According to Landau, the more people use the cloud in this way, the more cost-effective it would become.
“We’re trying to make the technology as ubiquitous as possible. The more people are trained on it, the more we can work in the cloud, securely. It gives us lot of flexibility. It allows us to expand what we are doing. We don’t want to do one movie every couple of years. With connected resources in the sky, we can tell stories that would not have been possible before.”
Walsh told Business Times later, in an exclusive interview, that South Africa with its bustling film industry would become an increasingly attractive setting for global productions.
Nina Walsh, Australia and New Zealand business development leader for media and entertainment at Amazon Web Services (AWS)
“Looking at different environments to shoot in and accessing different talent, having some of those amazing landscapes in South Africa, for example, similarly to Australia, where you have green lush environments and dry, desert type scenes, is very attractive to film companies.
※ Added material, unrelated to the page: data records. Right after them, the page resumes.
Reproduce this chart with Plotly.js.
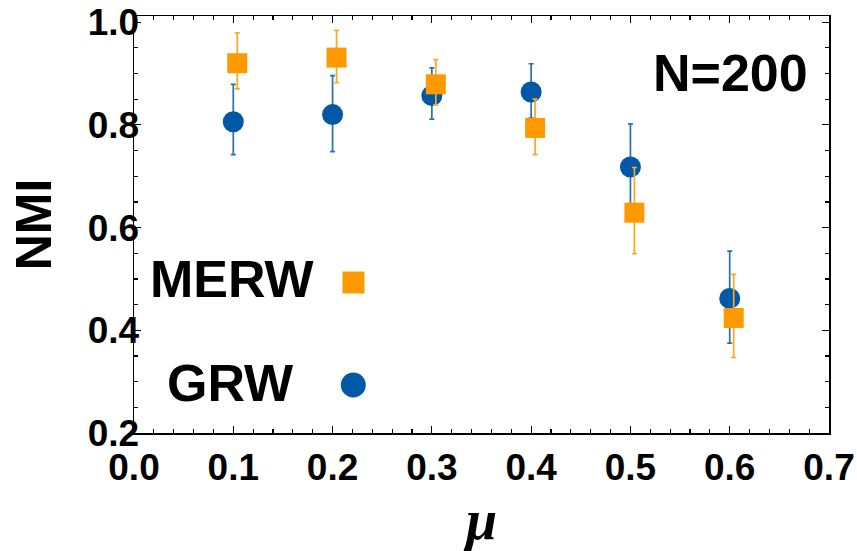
<!DOCTYPE html>
<html>
<head>
<meta charset="utf-8">
<script src="https://cdn.plot.ly/plotly-3.0.1.min.js"></script>
<style>html,body{margin:0;padding:0;background:#fff;}#chart{width:857px;height:551px;}</style>
</head>
<body>
<div id="chart"></div>
<script>
// ---- data ----
const muGRW = [0.1, 0.2, 0.3, 0.4, 0.5, 0.6];
const nmiGRW = [0.806, 0.820, 0.857, 0.864, 0.718, 0.462];
const errPlusGRW = [0.073, 0.076, 0.054, 0.055, 0.084, 0.092];
const errMinusGRW = [0.064, 0.072, 0.046, 0.051, 0.084, 0.087];

const muMERW = [0.104, 0.204, 0.304, 0.404, 0.504, 0.604];
const nmiMERW = [0.920, 0.931, 0.879, 0.794, 0.629, 0.424];
const errPlusMERW = [0.059, 0.053, 0.048, 0.056, 0.088, 0.085];
const errMinusMERW = [0.050, 0.049, 0.040, 0.052, 0.080, 0.077];

const xTickVals = [0.0, 0.1, 0.2, 0.3, 0.4, 0.5, 0.6, 0.7];
const xTickText = ['0.0', '0.1', '0.2', '0.3', '0.4', '0.5', '0.6', '0.7'];
const yTickVals = [0.2, 0.4, 0.6, 0.8, 1.0];
const yTickText = ['0.2', '0.4', '0.6', '0.8', '1.0'];

const seriesNames = ['GRW', 'MERW'];
const annotationText = 'N=200';

// ---- styles ----
const blue = '#0058a6';
const blueBar = '#2a6fb3';
const orange = '#ff9900';
const orangeBar = '#ffa622';
const W = 857, H = 551;
const M = {l: 134, r: 28, t: 16, b: 118};
const pw = W - M.l - M.r, ph = H - M.t - M.b;
const px = v => (v - M.l) / pw;
const py = v => (H - M.b - v) / ph;
const bold = 'Liberation Sans, Arial, sans-serif';

const traces = [
  {
    type: 'scatter', mode: 'markers', name: seriesNames[0],
    x: muGRW, y: nmiGRW,
    marker: {symbol: 'circle', size: 21, color: blue, line: {width: 0}},
    error_y: {type: 'data', symmetric: false, array: errPlusGRW, arrayminus: errMinusGRW,
              color: blueBar, thickness: 1.7, width: 2.5},
    showlegend: false, cliponaxis: false
  },
  {
    type: 'scatter', mode: 'markers', name: seriesNames[1],
    x: muMERW, y: nmiMERW,
    marker: {symbol: 'square', size: 20, color: orange, line: {width: 0}},
    error_y: {type: 'data', symmetric: false, array: errPlusMERW, arrayminus: errMinusMERW,
              color: orangeBar, thickness: 1.7, width: 2.5},
    showlegend: false, cliponaxis: false
  }
];

const axisCommon = {
  showgrid: false, zeroline: false,
  showline: true, linecolor: '#000', linewidth: 1.5, mirror: 'allticks',
  ticks: 'inside', ticklen: 7, tickwidth: 1.2, tickcolor: '#000',
  tickfont: {family: bold, size: 37, color: '#000', weight: 'bold'}
};

const layout = {
  width: W, height: H,
  margin: M,
  paper_bgcolor: '#fff', plot_bgcolor: '#fff',
  showlegend: false,
  xaxis: Object.assign({}, axisCommon, {
    range: [0, 0.7], tickmode: 'array', tickvals: xTickVals, ticktext: xTickText,
    minor: {dtick: 0.02, ticks: 'inside', ticklen: 4, tickwidth: 1.2, tickcolor: '#000', showgrid: false},
    ticklabelstandoff: 1,
    title: {text: '<i>μ</i>', font: {family: 'Liberation Serif, Times New Roman, serif', size: 56, color: '#000', weight: 'bold'}, standoff: 18}
  }),
  yaxis: Object.assign({}, axisCommon, {
    range: [0.2, 1.012], tickmode: 'array', tickvals: yTickVals, ticktext: yTickText,
    minor: {dtick: 0.05, ticks: 'inside', ticklen: 4, tickwidth: 1.2, tickcolor: '#000', showgrid: false},
    ticklabelstandoff: -14,
    title: {text: 'NMI', font: {family: bold, size: 50, color: '#000', weight: 'bold'}, standoff: 20}
  }),
  annotations: [
    {xref: 'paper', yref: 'paper', x: px(810), y: py(72.5), xanchor: 'right', yanchor: 'middle',
     text: annotationText, showarrow: false, font: {family: bold, size: 52, color: '#000', weight: 'bold'}},
    {xref: 'paper', yref: 'paper', x: px(317), y: py(279), xanchor: 'right', yanchor: 'middle',
     text: seriesNames[1], showarrow: false, font: {family: bold, size: 52, color: '#000', weight: 'bold'}},
    {xref: 'paper', yref: 'paper', x: px(296), y: py(382.5), xanchor: 'right', yanchor: 'middle',
     text: seriesNames[0], showarrow: false, font: {family: bold, size: 52, color: '#000', weight: 'bold'}}
  ],
  shapes: [
    {type: 'rect', xref: 'paper', yref: 'paper', xsizemode: 'pixel', ysizemode: 'pixel',
     xanchor: px(353.5), yanchor: py(282.5), x0: -11, x1: 11, y0: -11, y1: 11,
     fillcolor: orange, line: {width: 0}},
    {type: 'circle', xref: 'paper', yref: 'paper', xsizemode: 'pixel', ysizemode: 'pixel',
     xanchor: px(353.3), yanchor: py(385), x0: -12.5, x1: 12.5, y0: -12.5, y1: 12.5,
     fillcolor: blue, line: {width: 0}}
  ]
};

Plotly.newPlot('chart', traces, layout, {displayModeBar: false, staticPlot: true});
</script>
</body>
</html>
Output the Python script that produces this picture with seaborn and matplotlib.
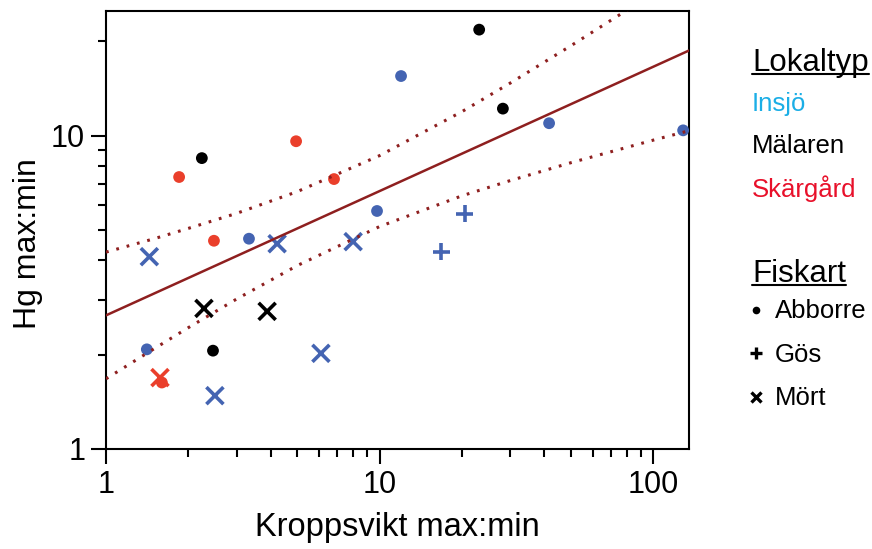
import numpy as np
import pandas as pd
import matplotlib
matplotlib.use("Agg")
import matplotlib.pyplot as plt
import seaborn as sns
from matplotlib.ticker import LogLocator, NullFormatter
from matplotlib.lines import Line2D

# ---------------- data ----------------
lokaltyp = ["Insjö"] * 13 + ["Mälaren"] * 6 + ["Skärgård"] * 6
fiskart = (["Abborre"] * 6 + ["Mört"] * 5 + ["Gös"] * 2 +
           ["Abborre"] * 4 + ["Mört"] * 2 +
           ["Abborre"] * 5 + ["Mört"] * 1)
kroppsvikt = [1.41, 3.33, 9.78, 11.97, 41.6, 128.5,
              1.44, 4.22, 8.0, 6.1, 2.5,
              16.8, 20.5,
              2.24, 2.46, 23.1, 28.2,
              2.28, 3.88,
              1.85, 2.48, 4.95, 6.81, 1.6,
              1.575]
hg = [2.08, 4.69, 5.75, 15.5, 10.96, 10.4,
      4.11, 4.52, 4.59, 2.02, 1.48,
      4.26, 5.63,
      8.48, 2.06, 21.8, 12.2,
      2.81, 2.75,
      7.38, 4.62, 9.6, 7.27, 1.63,
      1.69]

# regression line and its confidence band
fit_x = [1, 135]
fit_y = [2.67, 18.7]
ci_x = [1, 1.5, 2, 3, 5, 10, 20, 30, 50, 100, 135]
ci_upper = [4.25, 4.69, 5.06, 5.65, 6.63, 8.64, 11.94, 14.72, 19.37, 28.46, 33.68]
ci_lower = [1.675, 2.09, 2.44, 3.01, 3.85, 5.13, 6.43, 7.19, 8.20, 9.68, 10.37]

x_ticks = [1, 10, 100]
x_ticklabels = ["1", "10", "100"]
y_ticks = [1, 10]
y_ticklabels = ["1", "10"]

lok_order = ["Insjö", "Mälaren", "Skärgård"]
fisk_order = ["Abborre", "Gös", "Mört"]

df = pd.DataFrame({"Lokaltyp": lokaltyp, "Fiskart": fiskart,
                   "Kroppsvikt": kroppsvikt, "Hg": hg})
fit_df = pd.DataFrame({"x": fit_x, "y": fit_y})
ci_df = pd.DataFrame({"x": ci_x, "upper": ci_upper, "lower": ci_lower})

# ---------------- style ----------------
sns.set_style("ticks")
plt.rcParams["font.family"] = ["Liberation Sans", "DejaVu Sans"]
for k in ["text.color", "axes.labelcolor", "xtick.color", "ytick.color",
          "xtick.labelcolor", "ytick.labelcolor"]:
    plt.rcParams[k] = "black"

marker_palette = {"Insjö": "#4464B2", "Mälaren": "#000000", "Skärgård": "#EA3F2B"}
text_palette = {"Insjö": "#1BAEE6", "Mälaren": "#000000", "Skärgård": "#E8102A"}
line_color = "#8E1F1F"

W, H = 872, 549
fig = plt.figure(figsize=(W / 100, H / 100), dpi=100)
ax = fig.add_axes([106 / W, 1 - 449 / H, (689 - 106) / W, (449 - 11) / H])

# ---------------- points ----------------
sns.scatterplot(data=df[df.Fiskart == "Abborre"], x="Kroppsvikt", y="Hg",
                hue="Lokaltyp", palette=marker_palette, hue_order=lok_order,
                marker="o", s=72, linewidth=0, legend=False, ax=ax, zorder=3)
sns.scatterplot(data=df[df.Fiskart == "Gös"], x="Kroppsvikt", y="Hg",
                hue="Lokaltyp", palette=marker_palette, hue_order=lok_order,
                marker="+", s=150, linewidth=2.6, legend=False, ax=ax, zorder=3)
sns.scatterplot(data=df[df.Fiskart == "Mört"], x="Kroppsvikt", y="Hg",
                hue="Lokaltyp", palette=marker_palette, hue_order=lok_order,
                marker="x", s=150, linewidth=2.6, legend=False, ax=ax, zorder=3)

# ---------------- regression + CI ----------------
sns.lineplot(data=fit_df, x="x", y="y", color=line_color, linewidth=1.8,
             ax=ax, zorder=4)
for col in ["upper", "lower"]:
    sns.lineplot(data=ci_df, x="x", y=col, color=line_color, linewidth=2.2,
                 linestyle=(0, (0.9, 2.6)), ax=ax, zorder=4)

# ---------------- axes ----------------
ax.set_xscale("log")
ax.set_yscale("log")
ax.set_xlim(1, 135)
ax.set_ylim(1, 25)
ax.set_xticks(x_ticks, labels=x_ticklabels)
ax.set_yticks(y_ticks, labels=y_ticklabels)
ax.xaxis.set_minor_locator(LogLocator(base=10, subs=np.arange(2, 10)))
ax.yaxis.set_minor_locator(LogLocator(base=10, subs=np.arange(2, 10)))
ax.xaxis.set_minor_formatter(NullFormatter())
ax.yaxis.set_minor_formatter(NullFormatter())
ax.tick_params(which="major", direction="out", length=11, width=1.5,
               labelsize=22, color="black", labelcolor="black", pad=4)
ax.tick_params(which="minor", direction="out", length=6, width=1.5,
               color="black")
for sp in ax.spines.values():
    sp.set_visible(True)
    sp.set_color("black")
    sp.set_linewidth(1.5)


def fx(px):
    return px / W


def fy(py):
    return 1 - py / H


ax.set_xlabel("Kroppsvikt max:min", fontsize=23.5, labelpad=9, color="black")
ax.set_ylabel("Hg max:min", fontsize=23, color="black")
ax.yaxis.set_label_coords(fx(28), fy(244), transform=fig.transFigure)
ax.yaxis.label.set_horizontalalignment("center")
ax.yaxis.label.set_verticalalignment("center")

# ---------------- custom legend ----------------
fig.canvas.draw()
renderer = fig.canvas.get_renderer()


def underlined(txt, x, baseline, size, uline_y):
    t = fig.text(fx(x), fy(baseline), txt, fontsize=size, ha="left",
                 va="baseline", color="black")
    bb = t.get_window_extent(renderer=renderer)
    fig.add_artist(Line2D([bb.x0 / W, bb.x1 / W], [fy(uline_y), fy(uline_y)],
                          transform=fig.transFigure, color="black",
                          linewidth=1.5))


underlined("Lokaltyp", 752, 71, 22.5, 74)
for name, base in zip(lok_order, [111, 153, 197]):
    fig.text(fx(752), fy(base), name, fontsize=18.5, ha="left", va="baseline",
             color=text_palette[name])

underlined("Fiskart", 752, 282, 22.5, 285)
leg_markers = {"Abborre": ("o", 5.5, 0), "Gös": ("+", 8, 2.4), "Mört": ("x", 7, 2.4)}
for name, base, my in zip(fisk_order, [318, 362, 405], [310, 353, 397]):
    m, ms, mew = leg_markers[name]
    fig.add_artist(Line2D([fx(756)], [fy(my)], transform=fig.transFigure,
                          marker=m, markersize=ms, markeredgewidth=mew,
                          color="black", linestyle="none"))
    fig.text(fx(775), fy(base), name, fontsize=18.5, ha="left", va="baseline",
             color="black")

fig.savefig("out.png", dpi=100)
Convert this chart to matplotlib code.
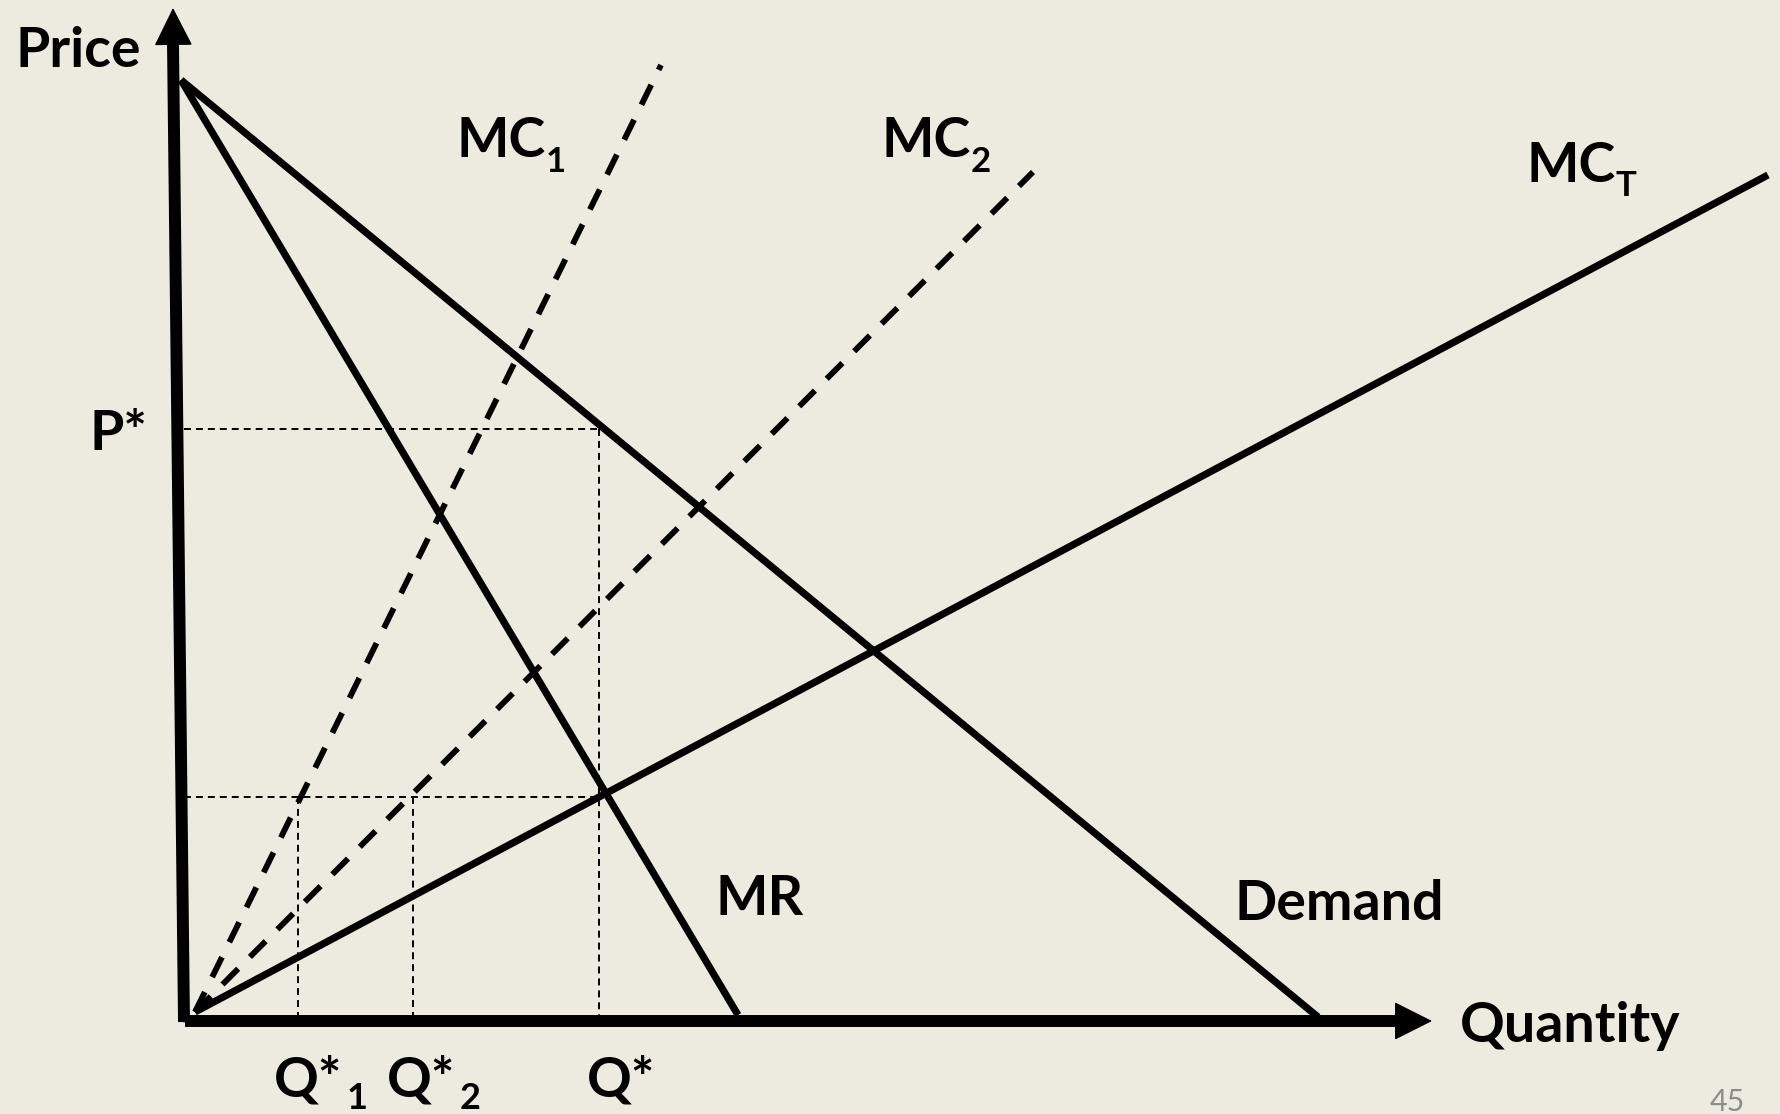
import matplotlib
matplotlib.use("Agg")
import matplotlib.pyplot as plt

# --- Settings ---
plt.rcParams['font.family'] = ['Lato', 'DejaVu Sans']
plt.rcParams['lines.scale_dashes'] = False
bg = '#EDEBE0'
ink = 'black'

# --- Curves (quantity, price) ---
price_axis_q = [0.0, -1.1]
price_axis_p = [-0.2, 101.2]
qty_axis_q = [0.1, 124.8]
qty_axis_p = [-0.1, -0.1]

demand_q = [-0.3, 113.4]
demand_p = [94.0, 0.3]
mr_q = [-0.3, 55.4]
mr_p = [94.0, 0.5]
mc1_q = [1.1, 47.7]
mc1_p = [0.8, 95.5]
mc2_q = [1.1, 84.9]
mc2_p = [0.8, 84.8]
mct_q = [1.1, 158.4]
mct_p = [0.8, 84.5]

# equilibrium levels
p_star = 59.1
p_low = 22.3
q_stars = [11.4, 22.9, 41.5]   # Q*1, Q*2, Q*

# --- Labels: (text, subscript, q, p, sub baseline p) ---
curve_labels = [
    ("MC", "1", 31.7, 86.3, 84.8),
    ("MC", "2", 74.2, 86.3, 84.8),
    ("MC", "T", 138.7, 83.8, 82.4),
    ("MR", "", 57.6, 10.5, None),
    ("Demand", "", 115.5, 10.0, None),
]
q_labels = [("1", 12.4), ("2", 23.7), ("", 43.7)]
q_label_p = -7.6
q_sub_p = -8.9

fig = plt.figure(figsize=(17.81, 11.14), dpi=100, facecolor=bg)
ax = fig.add_axes([0, 0, 1, 1])
ax.set_facecolor(bg)
ax.set_xlim(-18.4, 159.7)
ax.set_ylim(-9.4, 102.0)
ax.axis('off')

# thin guide lines
guide = dict(color=ink, lw=1.4, dashes=(5, 3.6))
ax.plot([0, q_stars[2]], [p_star, p_star], **guide)
ax.plot([0, q_stars[2] + 0.3], [p_low, p_low], **guide)
for q in q_stars[:2]:
    ax.plot([q, q], [p_low, 0], **guide)
ax.plot([q_stars[2], q_stars[2]], [p_star, 0], **guide)

# marginal cost of each plant (dashed)
ax.plot(mc1_q, mc1_p, color=ink, lw=4.2, dashes=(16, 12))
ax.plot(mc2_q, mc2_p, color=ink, lw=4.2, dashes=(16, 12))

# solid curves
for qs, ps in [(demand_q, demand_p), (mr_q, mr_p), (mct_q, mct_p)]:
    ax.plot(qs, ps, color=ink, lw=5.2, solid_capstyle='butt')

# axes with arrow heads
head = 3.5
ax.plot(price_axis_q, [price_axis_p[0], price_axis_p[1] - head], color=ink, lw=8.6,
        solid_capstyle='butt')
ax.plot([qty_axis_q[0], qty_axis_q[1] - head], qty_axis_p, color=ink, lw=8.6,
        solid_capstyle='butt')
arrow = dict(arrowstyle='-|>,head_length=25,head_width=12.6', color=ink, lw=1,
             mutation_scale=1, shrinkA=0, shrinkB=0)
ax.annotate('', xy=(price_axis_q[1], price_axis_p[1]),
            xytext=(price_axis_q[0], price_axis_p[0]), arrowprops=arrow)
ax.annotate('', xy=(qty_axis_q[1], qty_axis_p[1]),
            xytext=(qty_axis_q[0], qty_axis_p[0]), arrowprops=arrow)

bold = dict(fontsize=40, fontweight='bold', color=ink, va='baseline')
ax.text(-10.6, 95.3, "Price", ha='center', **bold)
ax.text(-6.6, 57.0, "P*", ha='center', **bold)
ax.text(138.6, -2.2, "Quantity", ha='center', **bold)

for txt, sub, q, p, sp in curve_labels:
    t = ax.text(q, p, txt, ha='center', **bold)
    if sub:
        ax.annotate(sub, xy=(1, sp), xycoords=(t, 'data'), xytext=(0, 0),
                    textcoords='offset points', fontsize=25, fontweight='bold',
                    color=ink, va='baseline', ha='left')

for sub, q in q_labels:
    t = ax.text(q, q_label_p, "Q*", ha='center', **bold)
    if sub:
        ax.annotate(sub, xy=(1, q_sub_p), xycoords=(t, 'data'), xytext=(3, 0),
                    textcoords='offset points', fontsize=26, fontweight='bold',
                    color=ink, va='baseline', ha='left')

# slide number
ax.text(154.3, -9.1, "45", ha='center', va='baseline', fontsize=22, color='#8C8C8C')

fig.savefig("out.png", dpi=100, facecolor=bg)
“South Africa is a growing market. We’re working with a number of studios there, to look at how we can help support them from a compute perspective. The same can be said for Malaysia and Thailand.
“Previously everything’s had to be in one room from a security perspective, from a workflow perspective, and because that’s the way we’ve always done it. Now you should be able to work from South Africa for a production that’s happening in Australia, or happening in Spain. We take care of the technology so that they can focus on making the films.”
Walsh, who spent 15 years in visual effects, animation and post-production in movie-making, said that the flexible cloud services provided by AWS were ideal for the film industry.
“The nature of the workflow is spiky, in that when you start in pre-production, you don’t need a lot of data or compute initially. And then it ramps up to the point where you’re rendering shots to send to directors, and all of a sudden you need to quadruple your footprint. But instead of purchasing millions of dollars worth of hardware, you can use us, we give that capacity that you need. And when you deliver the film, you turn it off.”